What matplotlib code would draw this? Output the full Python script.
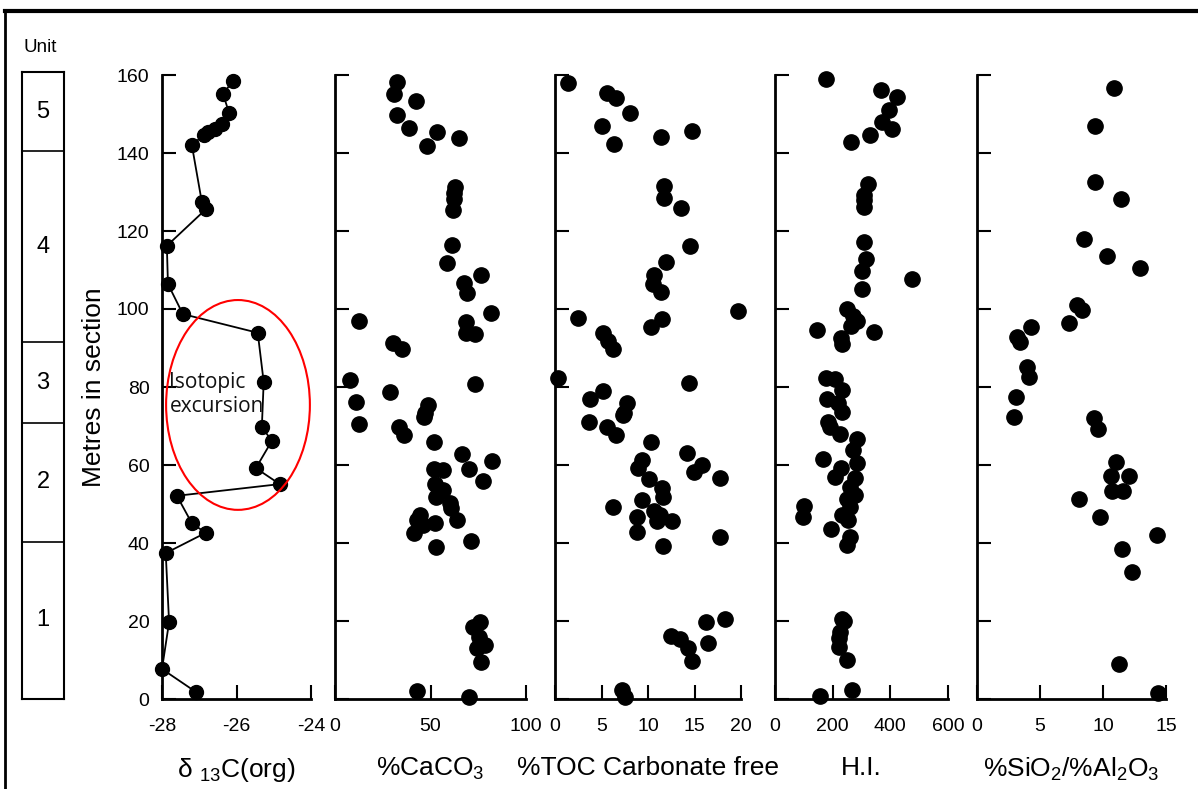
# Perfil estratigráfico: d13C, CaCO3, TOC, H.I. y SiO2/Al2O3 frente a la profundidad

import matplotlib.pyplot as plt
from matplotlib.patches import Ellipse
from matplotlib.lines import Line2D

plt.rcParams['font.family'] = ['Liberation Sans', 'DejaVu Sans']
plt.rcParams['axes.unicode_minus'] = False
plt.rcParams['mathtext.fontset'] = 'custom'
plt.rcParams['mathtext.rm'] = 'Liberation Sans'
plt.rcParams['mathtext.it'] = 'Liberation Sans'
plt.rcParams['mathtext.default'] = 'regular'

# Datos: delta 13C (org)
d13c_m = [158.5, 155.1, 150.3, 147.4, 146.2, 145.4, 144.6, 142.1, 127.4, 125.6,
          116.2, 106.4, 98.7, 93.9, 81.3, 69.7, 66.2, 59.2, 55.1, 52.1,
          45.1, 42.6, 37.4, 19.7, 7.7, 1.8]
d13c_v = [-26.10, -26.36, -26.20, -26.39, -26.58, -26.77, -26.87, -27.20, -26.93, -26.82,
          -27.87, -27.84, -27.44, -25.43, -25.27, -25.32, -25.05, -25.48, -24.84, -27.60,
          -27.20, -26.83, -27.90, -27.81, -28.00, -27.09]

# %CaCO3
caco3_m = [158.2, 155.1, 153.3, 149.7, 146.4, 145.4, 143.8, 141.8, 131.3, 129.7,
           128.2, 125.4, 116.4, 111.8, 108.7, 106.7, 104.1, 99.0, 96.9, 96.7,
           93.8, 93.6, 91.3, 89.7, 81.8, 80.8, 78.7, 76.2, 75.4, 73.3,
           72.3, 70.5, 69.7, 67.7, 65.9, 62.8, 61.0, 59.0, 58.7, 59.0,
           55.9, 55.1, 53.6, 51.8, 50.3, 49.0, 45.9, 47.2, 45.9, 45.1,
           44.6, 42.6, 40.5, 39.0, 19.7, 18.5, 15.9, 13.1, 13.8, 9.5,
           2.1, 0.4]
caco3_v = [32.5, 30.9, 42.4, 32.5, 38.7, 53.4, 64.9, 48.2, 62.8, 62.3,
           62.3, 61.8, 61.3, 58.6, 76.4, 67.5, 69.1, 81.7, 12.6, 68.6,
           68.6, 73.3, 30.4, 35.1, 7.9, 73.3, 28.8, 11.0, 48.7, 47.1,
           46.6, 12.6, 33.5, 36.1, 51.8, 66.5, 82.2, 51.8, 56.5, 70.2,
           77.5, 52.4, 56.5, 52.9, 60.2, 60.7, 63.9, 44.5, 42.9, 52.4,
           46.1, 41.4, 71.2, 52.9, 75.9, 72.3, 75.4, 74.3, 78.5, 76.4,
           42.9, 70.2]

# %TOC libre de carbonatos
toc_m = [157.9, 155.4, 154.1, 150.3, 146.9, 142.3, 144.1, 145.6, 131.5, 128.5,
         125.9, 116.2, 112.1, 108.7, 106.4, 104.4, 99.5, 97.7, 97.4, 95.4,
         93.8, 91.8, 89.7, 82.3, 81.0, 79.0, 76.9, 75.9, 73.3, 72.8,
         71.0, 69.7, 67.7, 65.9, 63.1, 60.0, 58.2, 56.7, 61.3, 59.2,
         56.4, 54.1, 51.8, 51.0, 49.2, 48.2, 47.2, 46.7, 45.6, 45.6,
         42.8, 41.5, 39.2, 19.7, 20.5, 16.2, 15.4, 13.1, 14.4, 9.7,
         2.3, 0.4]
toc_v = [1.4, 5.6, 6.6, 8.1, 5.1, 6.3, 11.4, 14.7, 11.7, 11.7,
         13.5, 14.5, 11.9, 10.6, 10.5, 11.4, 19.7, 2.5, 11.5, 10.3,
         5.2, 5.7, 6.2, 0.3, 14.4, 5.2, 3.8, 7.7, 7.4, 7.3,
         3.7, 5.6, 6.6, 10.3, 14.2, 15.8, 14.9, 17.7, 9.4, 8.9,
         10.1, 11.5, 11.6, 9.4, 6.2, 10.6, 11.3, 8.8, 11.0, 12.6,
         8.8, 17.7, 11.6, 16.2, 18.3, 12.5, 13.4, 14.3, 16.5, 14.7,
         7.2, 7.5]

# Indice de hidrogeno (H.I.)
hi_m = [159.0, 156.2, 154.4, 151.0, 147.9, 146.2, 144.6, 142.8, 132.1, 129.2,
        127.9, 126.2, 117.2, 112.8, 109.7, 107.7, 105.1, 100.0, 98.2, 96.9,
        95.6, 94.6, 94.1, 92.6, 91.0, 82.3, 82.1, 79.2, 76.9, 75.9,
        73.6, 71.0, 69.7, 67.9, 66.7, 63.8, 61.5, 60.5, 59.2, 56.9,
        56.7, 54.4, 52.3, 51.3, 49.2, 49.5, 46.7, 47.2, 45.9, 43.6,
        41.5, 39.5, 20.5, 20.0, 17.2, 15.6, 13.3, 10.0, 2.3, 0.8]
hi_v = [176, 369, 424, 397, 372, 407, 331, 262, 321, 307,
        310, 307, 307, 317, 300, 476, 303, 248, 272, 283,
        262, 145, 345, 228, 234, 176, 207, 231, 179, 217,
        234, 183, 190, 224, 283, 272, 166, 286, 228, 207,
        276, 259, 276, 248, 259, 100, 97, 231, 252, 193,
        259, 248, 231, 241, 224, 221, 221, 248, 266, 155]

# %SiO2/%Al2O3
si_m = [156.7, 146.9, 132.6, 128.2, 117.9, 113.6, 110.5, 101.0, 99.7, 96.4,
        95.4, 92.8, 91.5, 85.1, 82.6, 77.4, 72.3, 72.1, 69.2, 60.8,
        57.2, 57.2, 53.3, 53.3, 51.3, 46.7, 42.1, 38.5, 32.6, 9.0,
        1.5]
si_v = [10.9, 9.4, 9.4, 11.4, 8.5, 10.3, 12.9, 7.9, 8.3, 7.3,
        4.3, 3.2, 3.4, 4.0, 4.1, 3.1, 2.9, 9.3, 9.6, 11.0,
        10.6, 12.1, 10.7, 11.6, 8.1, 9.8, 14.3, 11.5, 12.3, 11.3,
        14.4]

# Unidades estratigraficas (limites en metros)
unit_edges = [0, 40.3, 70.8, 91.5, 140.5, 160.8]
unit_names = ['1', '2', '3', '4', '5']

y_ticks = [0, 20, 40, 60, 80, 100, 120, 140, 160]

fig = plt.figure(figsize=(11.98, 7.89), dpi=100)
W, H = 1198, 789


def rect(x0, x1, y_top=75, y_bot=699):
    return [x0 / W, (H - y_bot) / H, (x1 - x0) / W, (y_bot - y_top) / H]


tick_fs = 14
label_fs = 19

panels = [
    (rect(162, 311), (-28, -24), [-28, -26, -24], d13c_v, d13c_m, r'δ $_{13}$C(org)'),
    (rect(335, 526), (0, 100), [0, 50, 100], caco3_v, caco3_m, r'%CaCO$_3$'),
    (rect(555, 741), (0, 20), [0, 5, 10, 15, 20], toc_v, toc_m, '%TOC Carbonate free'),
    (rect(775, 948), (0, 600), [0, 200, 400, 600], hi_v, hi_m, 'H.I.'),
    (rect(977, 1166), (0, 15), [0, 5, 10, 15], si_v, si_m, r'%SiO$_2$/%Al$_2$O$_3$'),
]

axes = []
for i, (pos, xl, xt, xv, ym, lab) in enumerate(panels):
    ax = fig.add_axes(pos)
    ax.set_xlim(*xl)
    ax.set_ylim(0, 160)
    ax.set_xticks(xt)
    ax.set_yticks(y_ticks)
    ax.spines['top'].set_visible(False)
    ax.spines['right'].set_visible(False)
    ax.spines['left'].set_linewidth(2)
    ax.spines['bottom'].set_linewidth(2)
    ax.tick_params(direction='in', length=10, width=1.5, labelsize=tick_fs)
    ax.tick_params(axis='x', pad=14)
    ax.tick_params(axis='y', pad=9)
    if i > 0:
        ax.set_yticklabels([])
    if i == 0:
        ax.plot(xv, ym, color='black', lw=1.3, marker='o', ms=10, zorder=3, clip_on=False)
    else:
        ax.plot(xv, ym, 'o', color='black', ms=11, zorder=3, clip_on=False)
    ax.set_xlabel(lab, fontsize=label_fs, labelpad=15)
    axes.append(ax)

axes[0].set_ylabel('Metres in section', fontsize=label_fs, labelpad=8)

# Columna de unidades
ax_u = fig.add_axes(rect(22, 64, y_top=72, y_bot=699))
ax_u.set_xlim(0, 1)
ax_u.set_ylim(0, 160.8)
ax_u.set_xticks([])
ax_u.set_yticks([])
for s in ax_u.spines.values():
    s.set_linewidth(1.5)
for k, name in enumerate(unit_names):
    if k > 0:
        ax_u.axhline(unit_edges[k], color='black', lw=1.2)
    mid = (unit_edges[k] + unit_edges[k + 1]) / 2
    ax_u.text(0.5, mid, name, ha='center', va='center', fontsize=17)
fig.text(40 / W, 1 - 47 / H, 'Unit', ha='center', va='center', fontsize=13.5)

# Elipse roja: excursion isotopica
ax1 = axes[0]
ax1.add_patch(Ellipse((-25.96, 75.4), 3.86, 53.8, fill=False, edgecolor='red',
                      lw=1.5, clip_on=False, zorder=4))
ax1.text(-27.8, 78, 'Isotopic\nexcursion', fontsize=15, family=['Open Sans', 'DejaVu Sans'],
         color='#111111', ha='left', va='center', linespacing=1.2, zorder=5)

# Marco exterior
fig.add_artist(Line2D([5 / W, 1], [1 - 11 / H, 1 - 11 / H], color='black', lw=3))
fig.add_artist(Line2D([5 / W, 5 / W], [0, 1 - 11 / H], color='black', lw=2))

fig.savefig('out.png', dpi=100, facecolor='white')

——

§ **Short task**: Give again, word for word, every line from the top of the data above to the line holding "-27.20, -26.83, -27.90, -27.81, -28.00, -27.09]", inclusive, with the pictures left out.

§ **Answer in full**:
What matplotlib code would draw this? Output the full Python script.
# Perfil estratigráfico: d13C, CaCO3, TOC, H.I. y SiO2/Al2O3 frente a la profundidad

import matplotlib.pyplot as plt
from matplotlib.patches import Ellipse
from matplotlib.lines import Line2D

plt.rcParams['font.family'] = ['Liberation Sans', 'DejaVu Sans']
plt.rcParams['axes.unicode_minus'] = False
plt.rcParams['mathtext.fontset'] = 'custom'
plt.rcParams['mathtext.rm'] = 'Liberation Sans'
plt.rcParams['mathtext.it'] = 'Liberation Sans'
plt.rcParams['mathtext.default'] = 'regular'

# Datos: delta 13C (org)
d13c_m = [158.5, 155.1, 150.3, 147.4, 146.2, 145.4, 144.6, 142.1, 127.4, 125.6,
          116.2, 106.4, 98.7, 93.9, 81.3, 69.7, 66.2, 59.2, 55.1, 52.1,
          45.1, 42.6, 37.4, 19.7, 7.7, 1.8]
d13c_v = [-26.10, -26.36, -26.20, -26.39, -26.58, -26.77, -26.87, -27.20, -26.93, -26.82,
          -27.87, -27.84, -27.44, -25.43, -25.27, -25.32, -25.05, -25.48, -24.84, -27.60,
          -27.20, -26.83, -27.90, -27.81, -28.00, -27.09]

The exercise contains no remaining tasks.